Investment: St Ives may be a shrewd bet

Click to follow
The Independent Online
ST IVES, the magazine and direct mail printer, almost joined the minus 50 club during the recent market meltdown, with the shares plunging from 546.5p to 287.5p. They rallied to 332.5p, up 15p, against the trend yesterday after chairman Miles Emley said overall prospects look no worse now than last year.

In this economic climate this sounds almost bullish, although St Ives's condition could deteriorate if the economy takes a tumble. Two-thirds of the business comes from magazine printing and direct response advertising, which is vulnerable if a real recession strikes and advertising spending plummets.

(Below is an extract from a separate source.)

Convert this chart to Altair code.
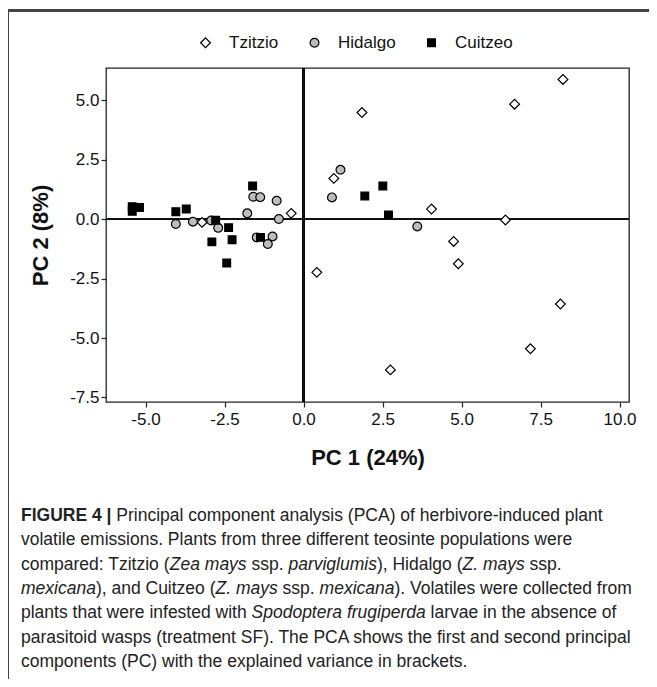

In spite of the inclusion of five weeks of figures from the acquired rival Hunters Armley, turnover was static in the year to 31 July, reflecting the impact of the strength of the pound on the Dutch and German operations. Lower income from printing company documents after the flood of demutualisation business in the previous year also depressed turnover.

Profits rose 4.7 per cent to pounds 51.8m as higher net interest income more than offset the extra pounds 1m spent to meet tax changes. St Ives's multimedia business, which prints record and CD sleeves, suffered a setback as market growth slowed.

However, the quality of St Ives's overall business is high, full-year figures from Hunters Armley could be worth pounds 5m and analysts are holding forecasts at pounds 54.5m this year and earnings of 35.3p per share, and 37.5p in 1999/2000. The shares, on a nine times forward multiple, could be a shrewd bet if a recession proves short and shallow.